The Rise and Pitfalls of 15 Penn Plaza

Why the Empire State Building should share the skyline
Monday, September 13th, 2010

The Empire State Building is an icon that defines the city and its skyline. Even the most hardened stare in wonder as its peak pierces the sky and fog laps against its face. Former New York governor Al Smith said at the dedication of the building, “The Empire State Building stands today as the greatest monument to ingenuity, to skill, to brain power, to muscle power, the tallest thing in the world today produced by the hand of man.” More than anything, the building inspires us and lets us know what is possible if we endeavor to do it. For that reason and all the others, 15 Penn Plaza should be built.

ESB V PENN PLAZA

Illustration by Aidan Gardiner

Fifteen Penn Plaza, which was recently approved by a 47-to-1 City Council vote, will rise to within some 30 feet of the Empire’s summit. The new building would be two blocks from the Empire State Building, which critics argue obscures the majesty of the soaring relic.

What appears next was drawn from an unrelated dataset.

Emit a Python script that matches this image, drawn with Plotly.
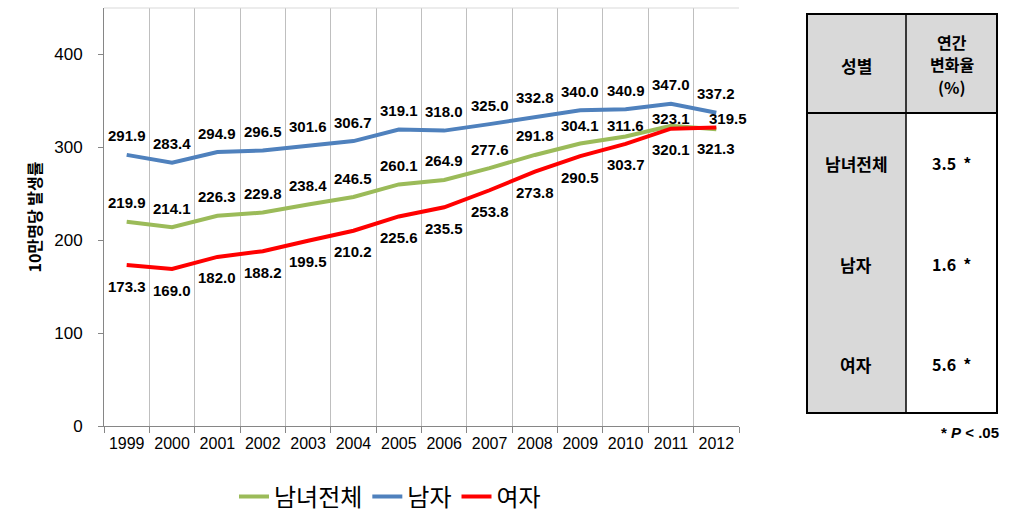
import plotly.graph_objects as go

years = ["1999", "2000", "2001", "2002", "2003", "2004", "2005", "2006",
         "2007", "2008", "2009", "2010", "2011", "2012"]
total = [219.9, 214.1, 226.3, 229.8, 238.4, 246.5, 260.1, 264.9, 277.6, 291.8, 304.1, 311.6, 323.1, 319.5]
male = [291.9, 283.4, 294.9, 296.5, 301.6, 306.7, 319.1, 318.0, 325.0, 332.8, 340.0, 340.9, 347.0, 337.2]
female = [173.3, 169.0, 182.0, 188.2, 199.5, 210.2, 225.6, 235.5, 253.8, 273.8, 290.5, 303.7, 320.1, 321.3]
series_names = ["남녀전체", "남자", "여자"]
y_ticks = [0, 100, 200, 300, 400]

table_rows = ["남녀전체", "남자", "여자"]
table_rates = ["3.5  *", "1.6  *", "5.6  *"]

colors = ["#9BBB59", "#4F81BD", "#FF0000"]
FONT = "Arial, 'Liberation Sans', 'Noto Sans CJK KR', sans-serif"
KFONT = "'Noto Sans CJK KR', 'Malgun Gothic', sans-serif"

# plot area in pixels
L, R, T, B = 104, 739, 8, 426
W, H = 1024, 516


def px(x):
    return (x - L) / (R - L)


def py(y):
    return (B - y) / (B - T)


fig = go.Figure()
for name, vals, c in zip(series_names, [total, male, female], colors):
    fig.add_trace(go.Scatter(x=years, y=vals, mode="lines", name=name,
                             line=dict(color=c, width=4), hoverinfo="x+y"))

# data labels
default_shift = {0: (0, 19), 1: (0, 19), 2: (0, -21)}
overrides = {(0, 10): (0, 18), (0, 11): (0, 11), (0, 12): (0, 7), (0, 13): (12, 11)}
for si, vals in enumerate([total, male, female]):
    for i, v in enumerate(vals):
        xs, ys = overrides.get((si, i), default_shift[si])
        fig.add_annotation(x=i, y=v, xref="x", yref="y", text="<b>%.1f</b>" % v,
                           showarrow=False, xanchor="center", yanchor="middle",
                           xshift=xs, yshift=ys,
                           font=dict(family=FONT, size=15, color="#000000"))

# table
tx0, tx1, tx2 = 807, 906, 997
ty0, ty1, ty2 = 14, 113, 413
gray = "#D9D9D9"
shapes = []
shapes.append(dict(type="rect", xref="paper", yref="paper", x0=px(tx0), x1=px(tx2),
                   y0=py(ty0), y1=py(ty1), fillcolor=gray, line=dict(width=0), layer="below"))
shapes.append(dict(type="rect", xref="paper", yref="paper", x0=px(tx0), x1=px(tx1),
                   y0=py(ty1), y1=py(ty2), fillcolor=gray, line=dict(width=0), layer="below"))
shapes.append(dict(type="rect", xref="paper", yref="paper", x0=px(tx0), x1=px(tx2),
                   y0=py(ty0), y1=py(ty2), line=dict(color="#000000", width=2)))
shapes.append(dict(type="line", xref="paper", yref="paper", x0=px(tx0), x1=px(tx2),
                   y0=py(ty1), y1=py(ty1), line=dict(color="#000000", width=2)))
shapes.append(dict(type="line", xref="paper", yref="paper", x0=px(tx1), x1=px(tx1),
                   y0=py(ty0), y1=py(ty2), line=dict(color="#000000", width=1.5)))
# top border of plot area
shapes.append(dict(type="line", xref="paper", yref="paper", x0=0, x1=1, y0=1, y1=1,
                   line=dict(color="#D9D9D9", width=1)))


def table_text(x, y, text, size=17):
    fig.add_annotation(xref="paper", yref="paper", x=px(x), y=py(y),
                       xanchor="center", yanchor="middle",
                       text=text, showarrow=False,
                       font=dict(family=KFONT, size=size, color="#000000"))


table_text((tx0 + tx1) / 2, 65, "<b>성별</b>")
for k, line in enumerate(["연간", "변화율", "(%)"]):
    table_text((tx1 + tx2) / 2, 42 + 22.5 * k, "<b>%s</b>" % line, size=16)
row_y = [163, 264, 364]
for name, rate, ry in zip(table_rows, table_rates, row_y):
    table_text((tx0 + tx1) / 2, ry, "<b>%s</b>" % name)
    table_text((tx1 + tx2) / 2, ry, "<b>%s</b>" % rate, size=16)
fig.add_annotation(xref="paper", yref="paper", x=px(1001), y=py(432),
                   xanchor="right", yanchor="middle",
                   text="<b>* <i>P</i> &lt; .05</b>", showarrow=False,
                   font=dict(family=FONT, size=15, color="#000000"))

fig.update_layout(
    width=W, height=H,
    margin=dict(l=L, r=W - R, t=T, b=H - B, autoexpand=False),
    paper_bgcolor="white", plot_bgcolor="white",
    shapes=shapes,
    showlegend=True,
    legend=dict(orientation="h", x=px(390), xanchor="center", y=py(497), yanchor="middle",
                font=dict(family=KFONT, size=24, color="#000000"),
                itemwidth=30, tracegroupgap=0),
    xaxis=dict(type="category", range=[-0.5, 13.5], tickson="boundaries",
               showgrid=True, gridcolor="#BFBFBF", gridwidth=1,
               ticks="outside", ticklen=6, tickcolor="#868686",
               showline=True, linecolor="#868686", linewidth=1,
               automargin=False, ticklabelstandoff=3,
               tickfont=dict(family=FONT, size=16, color="#000000")),
    yaxis=dict(range=[0, 450], tickvals=y_ticks, showgrid=False, zeroline=False,
               ticks="outside", ticklen=5, tickcolor="#868686",
               showline=True, linecolor="#868686", linewidth=1,
               ticklabelstandoff=12, automargin=False,
               tickfont=dict(family=FONT, size=17, color="#000000"),
               title=dict(text="<b>10만명당 발생률</b>", standoff=8,
                          font=dict(family=KFONT, size=16, color="#000000"))),
)

fig.write_html("out.html")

The Empire State Building was built amid a competition where, on the stage of New York, the world’s architects fought to put up the world’s highest building. But the moment the Empire won, it protected its title. Earlier this year, another proposed skyscraper, Tower Verre, was shrunk by 200 feet because it was going to be built in Midtown—the Empire’s back yard.

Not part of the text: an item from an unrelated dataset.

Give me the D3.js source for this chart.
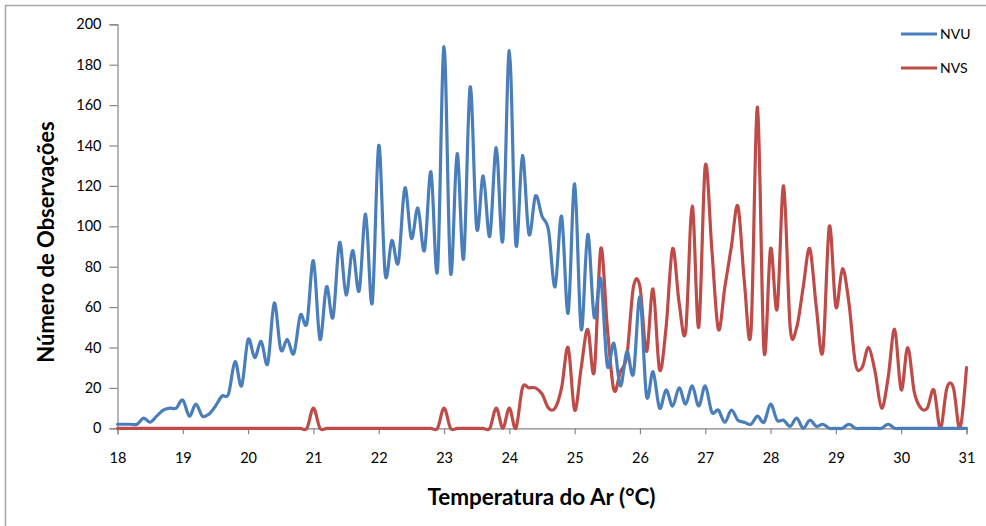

The debate shouldn’t be about the Empire State Building. It should be about the city.

There are two ways to stymie a skyline. The first is to let buildings rise only so tall, which flattens out the dramatic rise and fall of the city’s silhouette. The second is to preserve the past as the only standard for excellence and then never strive to try harder.

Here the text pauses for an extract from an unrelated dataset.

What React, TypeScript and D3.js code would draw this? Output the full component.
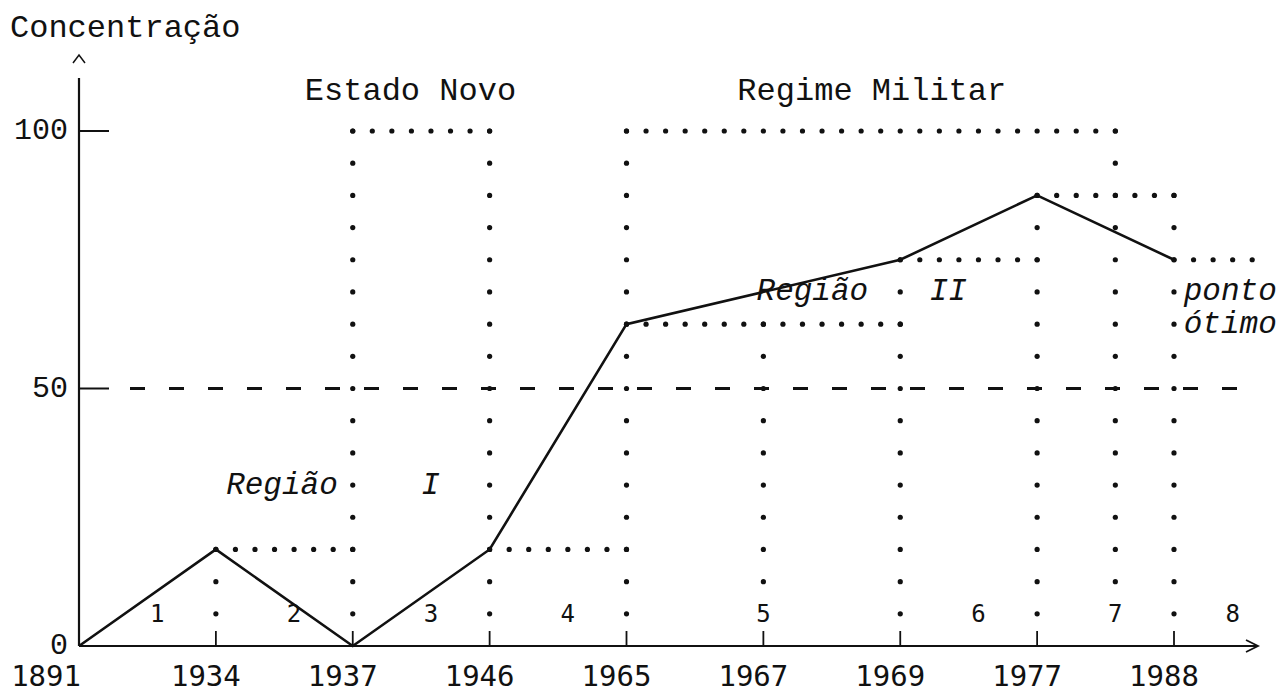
import React from "react";
import * as d3 from "d3";

// ---- data ----
const years = ["1891", "1934", "1937", "1946", "1965", "1967", "1969", "1977", "1988"];
const lineYears = ["1891", "1934", "1937", "1946", "1965", "1969", "1977", "1988"];
const lineValues = [0, 18.75, 0, 18.75, 62.5, 75, 87.5, 75];
const yTicks = [0, 50, 100];
const referenceValue = 50;
// dotted guide rows: value, from index, to index (index units along the year axis)
const rowValues = [18.75, 100, 18.75, 100, 62.5, 75, 87.5, 75];
const rowFrom = [1, 2, 3, 4, 4, 6, 7, 8];
const rowTo = [2, 3, 4, 7.5714, 6, 7, 8, 8.5714];
// dotted guide columns: index, top value, bottom value
const colIndex = [1, 2, 3, 4, 5, 6, 7, 7.5714, 8];
const colTop = [18.75, 100, 100, 100, 62.5, 75, 87.5, 100, 87.5];
const colBottom = [6.25, 6.25, 6.25, 6.25, 12.5, 6.25, 6.25, 12.5, 6.25];
// period numbers
const periodLabels = ["1", "2", "3", "4", "5", "6", "7", "8"];
const periodIndex = [0.5714, 1.5714, 2.5714, 3.5714, 5, 6.5714, 7.5714, 8.4286];
const periodValue = 6.25;
// annotations (index, value)
const eraLabels = ["Estado Novo", "Regime Militar"];
const eraIndex = [1.65, 4.81];
const regionTexts = ["Região", "I", "Região", "II", "ponto", "ótimo"];
const regionIndex = [1.075, 2.5, 4.95, 6.214, 8.0714, 8.0714];
const regionValue = [31.25, 31.25, 68.75, 68.75, 68.75, 62.5];
const yTitle = "Concentração";

const W = 1284;
const H = 688;
const mono = "'Liberation Mono', 'DejaVu Sans Mono', monospace";
const sansMono = "'DejaVu Sans Mono', 'Liberation Mono', monospace";

export default function App() {
  const x = d3.scaleLinear().domain([0, 8]).range([79, 1174]);
  const y = d3.scaleLinear().domain([0, 100]).range([646, 131]);
  const charStep = 1 / 7;
  const yStep = 6.25;

  const line = d3
    .line<number>()
    .x((_, i) => x(years.indexOf(lineYears[i])))
    .y((d) => y(d));

  const dots: { cx: number; cy: number }[] = [];
  rowValues.forEach((v, i) => {
    const n = Math.round((rowTo[i] - rowFrom[i]) / charStep);
    for (let k = 0; k <= n; k++) dots.push({ cx: x(rowFrom[i] + k * charStep), cy: y(v) });
  });
  colIndex.forEach((c, i) => {
    const n = Math.round((colTop[i] - colBottom[i]) / yStep);
    for (let k = 0; k <= n; k++) dots.push({ cx: x(c), cy: y(colTop[i] - k * yStep) });
  });

  const axisY = y(0);
  const axisX = x(0);

  return (
    <svg width={W} height={H} style={{ position: "absolute", left: 0, top: 0, background: "#fff" }}>
      <rect width={W} height={H} fill="#fff" />
      {/* y title */}
      <text x={10} y={37} fontFamily={mono} fontSize={32} fill="#111">
        {yTitle}
      </text>
      {/* caret */}
      <path d={`M${axisX - 6},63 L${axisX},55 L${axisX + 6},63`} fill="none" stroke="#111" strokeWidth={1.5} />
      {/* y axis */}
      <line x1={axisX} x2={axisX} y1={78} y2={axisY} stroke="#111" strokeWidth={2.2} />
      {yTicks.map((t) => (
        <g key={t}>
          {t > 0 && <line x1={axisX} x2={axisX + 30} y1={y(t)} y2={y(t)} stroke="#111" strokeWidth={2} />}
          <text x={68} y={y(t)} textAnchor="end" dominantBaseline="central" fontFamily={mono} fontSize={30} fill="#111">
            {t}
          </text>
        </g>
      ))}
      {/* x axis */}
      <line x1={axisX} x2={1257} y1={axisY} y2={axisY} stroke="#111" strokeWidth={2.2} />
      <path d={`M1246,${axisY - 6} L1258,${axisY} L1246,${axisY + 6}`} fill="none" stroke="#111" strokeWidth={1.8} />
      {years.map((yr, i) => (
        <g key={yr}>
          {i > 0 && <line x1={x(i)} x2={x(i)} y1={axisY - 15} y2={axisY} stroke="#111" strokeWidth={1.8} />}
          <text
            x={i === 0 ? x(i) + 2 : x(i) - 10}
            y={686}
            textAnchor={i === 0 ? "end" : "middle"}
            fontFamily={sansMono}
            fontSize={29}
            fill="#111"
          >
            {yr}
          </text>
        </g>
      ))}
      {/* reference dashed line */}
      <line
        x1={130}
        x2={1243}
        y1={y(referenceValue)}
        y2={y(referenceValue)}
        stroke="#111"
        strokeWidth={3}
        strokeDasharray="15 24"
      />
      {/* dotted guides */}
      {dots.map((d, i) => (
        <circle key={i} cx={d.cx} cy={d.cy} r={2.6} fill="#111" />
      ))}
      {/* data line */}
      <path d={line(lineValues) || ""} fill="none" stroke="#111" strokeWidth={2.6} />
      {/* period numbers */}
      {periodLabels.map((p, i) => (
        <text
          key={p}
          x={x(periodIndex[i])}
          y={y(periodValue)}
          textAnchor="middle"
          dominantBaseline="central"
          fontFamily={sansMono}
          fontSize={24}
          fill="#111"
        >
          {p}
        </text>
      ))}
      {/* era labels */}
      {eraLabels.map((e, i) => (
        <text key={e} x={x(eraIndex[i])} y={100} fontFamily={mono} fontSize={32} fill="#111">
          {e}
        </text>
      ))}
      {/* region annotations */}
      {regionTexts.map((t, i) => (
        <text
          key={i}
          x={x(regionIndex[i])}
          y={y(regionValue[i])}
          dominantBaseline="central"
          fontFamily={mono}
          fontStyle="italic"
          fontSize={31}
          fill="#111"
        >
          {t}
        </text>
      ))}
    </svg>
  );
}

The Empire State Building is one of the best buildings in the world. It changes color, you can ride up to the top, and it has a nap station. To say that 15 Penn Plaza is even on par with the Empire is too much. However, 15 Penn Plaza’s height is its virtue. At the very least it will bear witness to our era, and at the very most it will inspire the next Empire State Building by saying that no building has a monopoly on height and we should keep reaching higher.

In New York Magazine, Justin Davidson wrote, “The skyline must keep acquiring new peaks, because the day we consider it complete and untouchable is the day the city begins to die.”

Build 15 Penn Plaza, not because it’s beautiful—it isn’t—but because the pursuit of wonder is good. A rising standard of excellence organizes and measures the best of our creative energies. The drive to create more tall buildings created the Empire State Building. If we don’t build 15 Penn Plaza then we resign ourselves to the past. But if we build it then we’ll challenge ourselves to reach higher, to build not just the next Empire, but the next ten, like an urban Parthenon of steel and concrete.

“The most extraordinary cities create energy as they form themselves, and that energy and complexity are qualities you can’t abandon,” said Jean Nouvel in a *New York Magazine* interview after his tower was hemmed in. “Our responsibility is to bear witness to our era. A city’s identity is not just something you preserve. It’s something you create too.”